Monday, July 2, 2007

Orang Gaul Baca Buku di Taman Bacaan Rieke

Orang tidak baca buku berarti bukan orang gaul! Jargon ini yang terus didengungkan artis Rieke Diah Pitaloka bersama teman-temannya yang menggalakkan budaya membaca. "Orang gaul itu adalah orang yang baca buku. Provokasi ini akan terus didorong kepada anak-anak muda supaya mereka mau membaca buku," kata Rieke dalam seminar yang digelar di Festival Buku Diskon 2007 di Gedung Depdiknas, Jakarta, akhir pekan lalu.

Bagi Rieke, buku adalah bagian dari hidupnya sejak kecil. Saat ia masih anak-anak, orangtuanya tidak memiliki televisi, tetapi ayahnya berlangganan koran dan membeli buku-buku baru setiap bulan. Karena tidak ada hiburan lain, Rieke kecil pun berkubang dengan buku-buku tersebut.

Buku-buku itulah yang memberi inspirasi dan memotivasinya hingga menjadi seperti sekarang. Buku memberi pengalaman yang mendewasakan dia.
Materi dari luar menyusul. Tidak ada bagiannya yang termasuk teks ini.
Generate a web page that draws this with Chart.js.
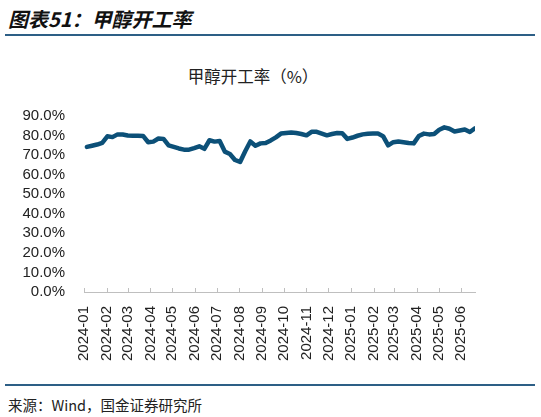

Ia menyayangkan anak-anak zaman sekarang yang lebih sibuk bermain playstation daripada membaca buku. "Tentu ada pengaruh lingkungan dan keluarga terhadap pembentukan karakter seorang anak," kata Rieke.

Kecintaannya kepada buku itulah yang membuatnya mendirikan penerbitan kecil-kecilan dan masih ada keinginan terpendam untuk membuka toko buku. Ia pun mendirikan Yayasan Pitaloka yang membuat program "Sastra Masuk SMA" sehingga anak-anak SMA tertarik memahami sastra, yang ternyata tidak seperti yang mereka bayangkan selama ini.

"Saat saya di SMA, pelajaran Bahasa Indonesia itu sangat kaku. Kita hanya disuruh menghafal novel Layar Terkembang itu karangan siapa. Itu tidak menarik," katanya.

Taman bacaan

Guna menarik minat baca, kini banyak pihak mendirikan taman bacaan. Mengapa taman bacaan menjadi lebih menarik ketimbang perpustakaan? Itu karena bayangan perpustakaan sebagai suatu tempat yang serius, kotor, berdebu, dengan penjaga yang sudah tua dan berkacamata tebal.

Oleh karena itulah, bentuk taman bacaan lebih banyak dikembangkan. Ini pula yang dilakukan Ganda Purnama, aktivis yang mendirikan perpustakaan komunitas di Cisauk, Tangerang.

Bentuk taman bacaan yang tidak terlalu rapi membuat anak-anak tidak enggan untuk berkunjung dan membaca buku- buku yang disediakan. Bahkan, ia mengajak anak-anak itu untuk makin mengenal lingkungan dengan melakukan kegiatan outbond, mencatat soal binatang semacam serangga serta cara bertani, untuk kemudian mereka tuliskan. Atas usaha anak-anak tersebut, Ganda memberi mereka hadiah-hadiah kecil sebagai penghargaan.

Begitu pula yang dilakukan Soleh Ise, salah seorang pendiri penerbit LKIS di Yogyakarta, yang memilih mendekati anak- anak muda pesantren dan menyemangati mereka menulis.

"Banyak di antara mereka yang berbakat, bahkan sudah menulis. Saat kami melakukan workshop dari pesantren ke pesantren, ternyata bakat-bakat itu mulai terlihat," kata Soleh.